#### [Given problem]
Pictures excluded, return the lines below from the first through the line holding "const shearRate = [200, 400, 800, 1600, 3200, 6400];".

#### [Given data]
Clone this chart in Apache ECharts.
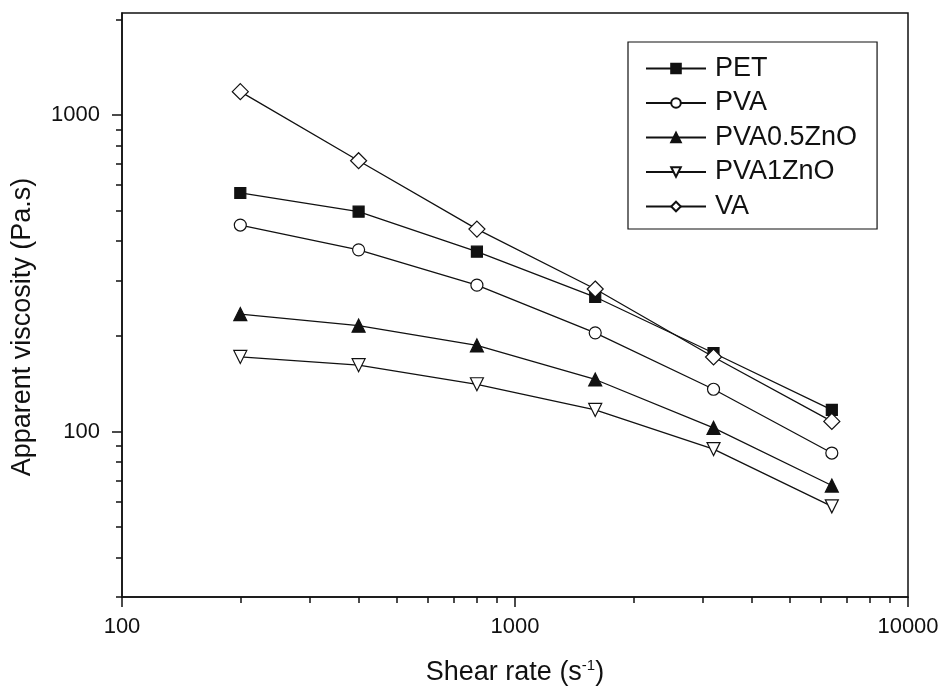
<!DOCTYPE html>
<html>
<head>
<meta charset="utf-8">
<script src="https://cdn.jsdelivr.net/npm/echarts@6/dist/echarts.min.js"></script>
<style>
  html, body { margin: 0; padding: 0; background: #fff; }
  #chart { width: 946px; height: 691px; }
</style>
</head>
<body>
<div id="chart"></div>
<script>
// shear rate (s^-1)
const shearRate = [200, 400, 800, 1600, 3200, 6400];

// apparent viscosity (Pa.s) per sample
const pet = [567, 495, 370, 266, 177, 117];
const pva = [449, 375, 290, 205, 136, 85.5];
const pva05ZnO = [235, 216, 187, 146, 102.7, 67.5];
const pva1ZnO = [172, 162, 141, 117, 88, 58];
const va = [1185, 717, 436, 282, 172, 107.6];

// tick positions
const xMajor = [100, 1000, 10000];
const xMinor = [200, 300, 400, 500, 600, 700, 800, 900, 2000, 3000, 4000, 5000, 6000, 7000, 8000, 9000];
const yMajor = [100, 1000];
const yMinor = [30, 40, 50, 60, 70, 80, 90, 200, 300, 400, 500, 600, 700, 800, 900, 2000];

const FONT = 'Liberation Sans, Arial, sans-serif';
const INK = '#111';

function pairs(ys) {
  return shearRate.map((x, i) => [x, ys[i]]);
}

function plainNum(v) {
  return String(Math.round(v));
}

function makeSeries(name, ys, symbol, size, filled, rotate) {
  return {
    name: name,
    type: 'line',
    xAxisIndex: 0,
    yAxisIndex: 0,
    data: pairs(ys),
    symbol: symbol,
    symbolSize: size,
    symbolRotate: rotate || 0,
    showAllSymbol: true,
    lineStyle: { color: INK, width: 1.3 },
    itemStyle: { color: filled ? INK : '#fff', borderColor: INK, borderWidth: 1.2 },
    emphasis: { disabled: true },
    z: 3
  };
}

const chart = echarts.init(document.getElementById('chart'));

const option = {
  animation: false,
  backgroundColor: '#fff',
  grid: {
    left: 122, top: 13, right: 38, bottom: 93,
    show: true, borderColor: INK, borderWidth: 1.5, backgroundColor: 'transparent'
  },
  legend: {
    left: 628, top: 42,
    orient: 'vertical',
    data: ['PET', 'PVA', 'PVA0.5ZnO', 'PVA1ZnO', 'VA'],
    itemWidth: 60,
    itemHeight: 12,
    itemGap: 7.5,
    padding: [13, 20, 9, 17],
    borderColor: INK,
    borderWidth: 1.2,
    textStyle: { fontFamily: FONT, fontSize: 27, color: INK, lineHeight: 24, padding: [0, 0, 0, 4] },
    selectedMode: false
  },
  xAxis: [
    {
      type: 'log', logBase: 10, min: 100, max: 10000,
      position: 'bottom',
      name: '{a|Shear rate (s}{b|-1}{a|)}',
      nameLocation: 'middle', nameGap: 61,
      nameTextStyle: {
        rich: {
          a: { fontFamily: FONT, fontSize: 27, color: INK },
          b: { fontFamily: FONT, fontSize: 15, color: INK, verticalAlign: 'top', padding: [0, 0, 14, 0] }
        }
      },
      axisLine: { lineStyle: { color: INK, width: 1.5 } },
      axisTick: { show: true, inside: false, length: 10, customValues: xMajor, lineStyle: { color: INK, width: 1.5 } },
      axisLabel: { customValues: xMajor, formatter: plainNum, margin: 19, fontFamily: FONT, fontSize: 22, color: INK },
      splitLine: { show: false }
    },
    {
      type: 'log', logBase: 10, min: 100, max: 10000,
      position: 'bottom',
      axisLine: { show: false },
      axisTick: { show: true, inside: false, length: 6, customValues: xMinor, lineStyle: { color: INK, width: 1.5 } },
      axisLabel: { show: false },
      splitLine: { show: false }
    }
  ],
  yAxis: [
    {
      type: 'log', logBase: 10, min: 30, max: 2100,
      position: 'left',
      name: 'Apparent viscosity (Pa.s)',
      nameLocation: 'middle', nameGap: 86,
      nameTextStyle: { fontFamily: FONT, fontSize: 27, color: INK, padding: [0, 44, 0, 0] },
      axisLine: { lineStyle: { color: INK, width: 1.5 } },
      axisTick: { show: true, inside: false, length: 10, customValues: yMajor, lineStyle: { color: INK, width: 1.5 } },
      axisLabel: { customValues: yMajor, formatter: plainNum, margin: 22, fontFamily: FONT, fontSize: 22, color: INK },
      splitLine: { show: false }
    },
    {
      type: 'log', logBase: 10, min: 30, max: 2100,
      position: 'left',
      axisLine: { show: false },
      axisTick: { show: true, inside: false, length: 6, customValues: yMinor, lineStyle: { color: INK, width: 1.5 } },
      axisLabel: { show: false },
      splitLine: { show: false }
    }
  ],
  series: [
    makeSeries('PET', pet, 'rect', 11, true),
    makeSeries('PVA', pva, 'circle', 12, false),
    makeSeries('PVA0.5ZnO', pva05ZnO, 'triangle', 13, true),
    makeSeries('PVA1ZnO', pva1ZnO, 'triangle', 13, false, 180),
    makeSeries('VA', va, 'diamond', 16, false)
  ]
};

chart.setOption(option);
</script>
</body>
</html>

#### [Complete response]
Clone this chart in Apache ECharts.
<!DOCTYPE html>
<html>
<head>
<meta charset="utf-8">
<script src="https://cdn.jsdelivr.net/npm/echarts@6/dist/echarts.min.js"></script>
<style>
  html, body { margin: 0; padding: 0; background: #fff; }
  #chart { width: 946px; height: 691px; }
</style>
</head>
<body>
<div id="chart"></div>
<script>
// shear rate (s^-1)
const shearRate = [200, 400, 800, 1600, 3200, 6400];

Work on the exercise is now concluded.